On the evening of May 16, 2010, Vijjobai Talami, the headwoman of Gumiapal village, phoned CGNet Swara, a fledgling mobile phone-based citizen journalism service. Talami provided a firsthand report about what happened that morning deep in the forests of the central Indian state of Chhattisgarh: “The police came and searched our village and burnt our houses and grain. They shot dead two villagers, saying they are Maoists. But they were defenseless people who were killed for no reason.”
Since 2005, Indian security forces have been locked in a brutal civil war with Maoist insurgents in the villages and forests of Chhattisgarh. The conflict has claimed more than five thousand lives already—guerrillas and security personnel, but also scores of anonymous, unarmed villagers whom the state, often presenting little evidence, dubs insurgents. The victims overwhelmingly come from places like Gumiapal, inhabited by India’s culturally distinct and socioeconomically marginalized indigenous communities, known as Adivasis.
Their forests sit atop some of the world’s richest reserves of coal and iron ore. In the conflict zone’s epicenter in the Dantewada district in south Chhattisgarh, trains ferry out iron ore for domestic and international markets, but villages have little access to quality public schools, health care, potable water, or public transport. Industrialization and extraction have brought state-backed dispossession of Adivasis, whose protests are crushed and lands taken under a colonial-era acquisition law.
Official neglect and contempt toward the Adivasis eased the Maoists’ establishment of a “liberated zone” in the forests. The territorial struggle has intensified since 2009, when the central government launched Operation Green Hunt and sent in additional paramilitary troops. “Seven more of our villagers have been killed by forces in the past few months. One young girl is in prison. We live in constant fear, never knowing what might happen to us,” Talami told me when we met in late July, as she challenged the official line that the victims were insurgents. But narratives like that are impossible to find in Chhattisgarh’s expanding media, made up of more than a dozen newspapers and half a dozen television news channels.
There are multiple reasons for this vacuum: Adivasi villages can be isolated and located in the conflict zone, making them hard for journalists to reach; the Adivasis’ millennia-old languages lack a written script and are spoken by few outsiders; and newsrooms rarely hire Adivasi journalists due to their marginalization and low levels of literacy.
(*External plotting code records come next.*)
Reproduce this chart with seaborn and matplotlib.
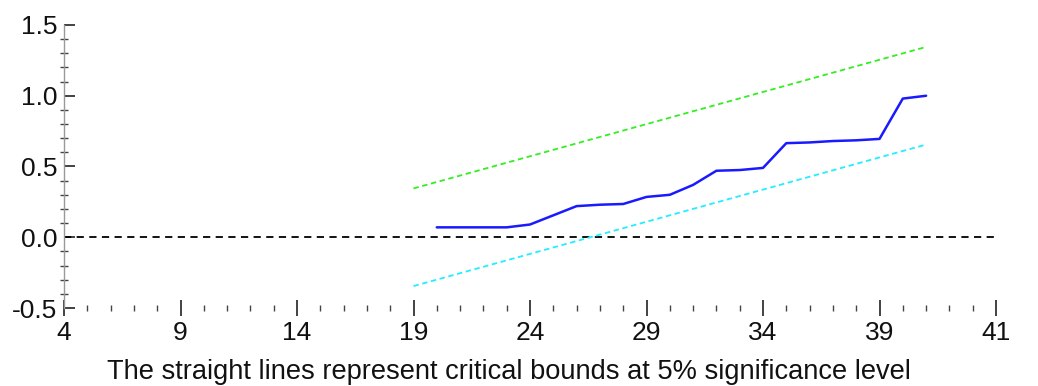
import matplotlib
matplotlib.use("Agg")
import matplotlib.pyplot as plt
import seaborn as sns
import pandas as pd
from matplotlib.ticker import FixedLocator, MultipleLocator

# Data
obs = list(range(20, 42))
cusumsq = [0.07, 0.07, 0.07, 0.07, 0.09, 0.155, 0.22, 0.23, 0.235, 0.285, 0.30,
           0.37, 0.47, 0.475, 0.49, 0.665, 0.67, 0.68, 0.685, 0.695, 0.98, 1.0]
bound_x = [19, 41]
upper_bound = [0.345, 1.345]
lower_bound = [-0.345, 0.655]
xtick_pos = [4, 9, 14, 19, 24, 29, 34, 39, 44]
xtick_labels = ["4", "9", "14", "19", "24", "29", "34", "39", "41"]
ytick_pos = [-0.5, 0.0, 0.5, 1.0, 1.5]
ytick_labels = ["-0.5", "0.0", "0.5", "1.0", "1.5"]
xlabel = "The straight lines represent critical bounds at 5% significance level"

sns.set_theme(style="white")
plt.rcParams['font.family'] = ['Liberation Sans', 'DejaVu Sans']

fig = plt.figure(figsize=(10.38, 3.86), dpi=100)
ax = fig.add_axes([64/1038, 1-308/386, (996-64)/1038, (308-25)/386])

df = pd.DataFrame({"obs": obs, "val": cusumsq})
bdf = pd.DataFrame({"x": bound_x, "up": upper_bound, "lo": lower_bound})

ax.axhline(0, color="black", lw=1.3, ls=(0, (4, 3)), zorder=1)
sns.lineplot(data=bdf, x="x", y="up", ax=ax, color="#33ee22", lw=1.3,
             linestyle=(0, (3, 2)))
sns.lineplot(data=bdf, x="x", y="lo", ax=ax, color="#22eeff", lw=1.3,
             linestyle=(0, (3, 2)))
sns.lineplot(data=df, x="obs", y="val", ax=ax, color="#1a1aff", lw=1.8)

ax.set_xlim(4, 44)
ax.set_ylim(-0.5, 1.5)
ax.xaxis.set_major_locator(FixedLocator(xtick_pos))
ax.set_xticklabels(xtick_labels)
ax.xaxis.set_minor_locator(MultipleLocator(1))
ax.yaxis.set_major_locator(FixedLocator(ytick_pos))
ax.set_yticklabels(ytick_labels)
ax.yaxis.set_minor_locator(MultipleLocator(0.1))

for s in ["top", "right", "bottom"]:
    ax.spines[s].set_visible(False)
ax.spines["left"].set_color("#999999")
ax.spines["left"].set_linewidth(1.0)

ax.tick_params(axis="x", which="major", direction="inout", length=12, width=1.2,
               color="#222222", labelsize=19, pad=3, bottom=True,
               labelcolor="#111111")
ax.tick_params(axis="x", which="minor", direction="inout", length=5, width=1.0,
               color="#444444", bottom=True)
ax.tick_params(axis="y", which="major", direction="in", length=8, width=1.2,
               color="#222222", labelsize=19, pad=5, left=True,
               labelcolor="#111111")
ax.tick_params(axis="y", which="minor", direction="inout", length=6, width=1.0,
               color="#444444", left=True)

ax.set_xlabel(xlabel, fontsize=19.6, color="#111111")
ax.xaxis.set_label_coords((509 - 64) / 932, -(359 - 308) / 283, transform=ax.transAxes)
ax.set_ylabel("")
ax.grid(False)

fig.savefig("out.png", dpi=100)
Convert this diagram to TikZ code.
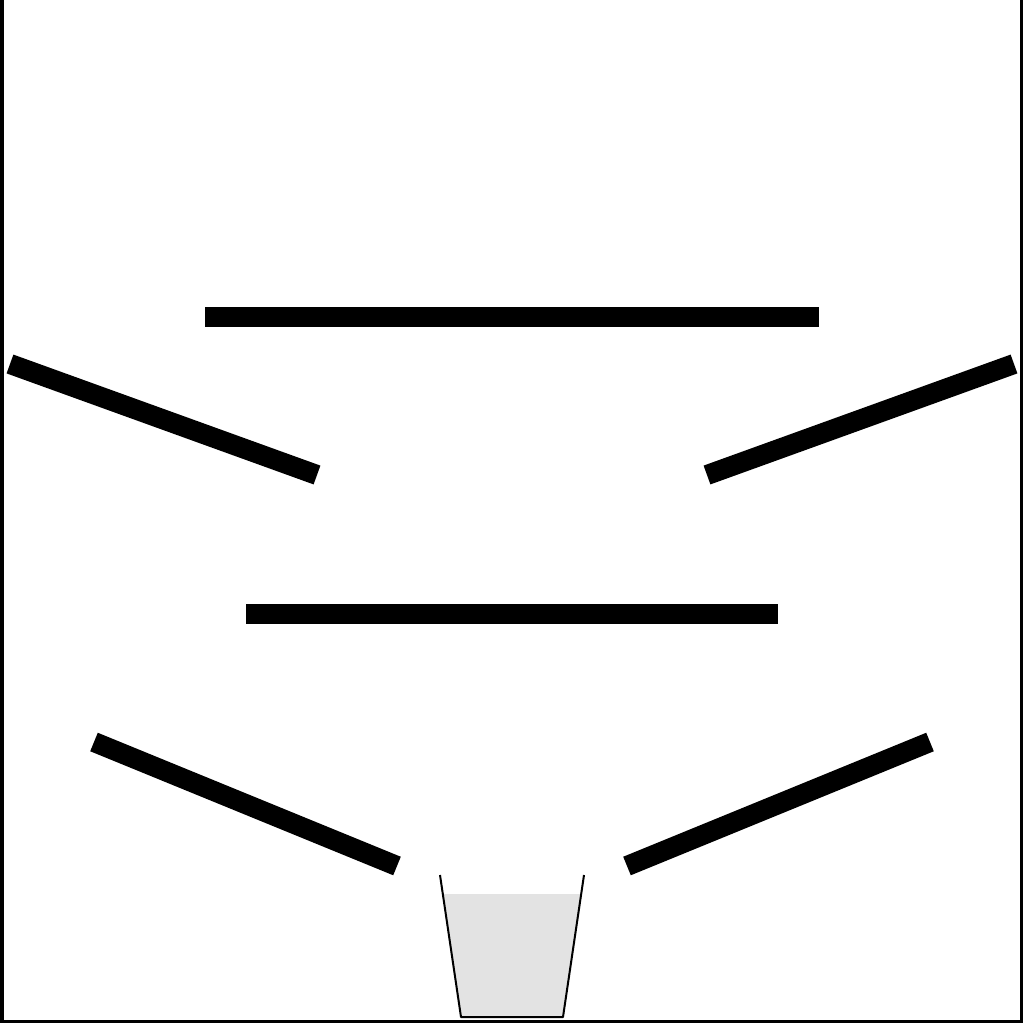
\documentclass[tikz,border=0pt]{standalone}
\usepackage{tikz}

\begin{document}
\begin{tikzpicture}[x=0.01cm, y=-0.01cm,
	shelf/.style={line width=0.2cm, black},
	wall/.style={line width=0.035cm, black},
	cup/.style={line width=0.02cm, black, line join=round}]
	\useasboundingbox (0,0) rectangle (1024,1024);
	\draw[wall] (2,0) -- (2,1021.5) -- (1021.5,1021.5) -- (1021.5,0);
	\draw[shelf] (205,317) -- (819,317);
	\draw[shelf] (10,364) -- (317,475);
	\draw[shelf] (1014,364) -- (707,475);
	\draw[shelf] (246,614) -- (778,614);
	\draw[shelf] (94,742) -- (397,866);
	\draw[shelf] (930,742) -- (627,866);
	\fill[black!11] (443,894) -- (461,1017) -- (563,1017) -- (581,894) -- cycle;
	\draw[cup] (440,875) -- (461,1017) -- (563,1017) -- (584,875);
\end{tikzpicture}
\end{document}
But more damaging are individual journalists’ fear of retribution, and the mainstream media’s news values, shaped by a deepening alignment with Chhattisgarh’s political and economic elite.
When Shubranshu Choudhary, a former BBC producer, returned to his home state of Chhattisgarh in the midst of the civil war, he was troubled by the absence of the Adivasi in the state’s media. “I thought the Maoist rebellion was in many ways a failure of communication, since there were no spaces which truly reflected the Adivasi’s problems and concerns,” Choudhary says.
As a Knight International Journalism Fellow in 2009, Choudhary began scouting for inexpensive technologies that might support a grassroots platform where the Adivasis could share their own stories. In the forested villages, where there are few televisions and newspapers aren’t distributed, Choudhary reasoned that the outlet would have to be voice-based, which would allow universal access and build on Adivasi traditions of oral expression. Villagers who contributed would not encounter editorial gatekeepers; there would only be a set of trained moderators charged with fact-checking postings to the extent possible.
India’s cellular boom—and continuing restrictions on news content on private FM radio stations—drew Choudhary to a phone-based platform. In February 2010, he launched CGNet Swara, a word that means “voice” in many Indian languages. Today, villagers use cell phones (available in rural India for 1,000 rupees—about $20) to call Swara and post their news, and listen to others’ contributions. The content is also posted on Swara’s website. “The idea was to make the medium as simple as possible, so that the villagers could use it, own and define it for themselves,” says Bill Theis, a Microsoft researcher based in Bangalore who helped develop the service’s technology.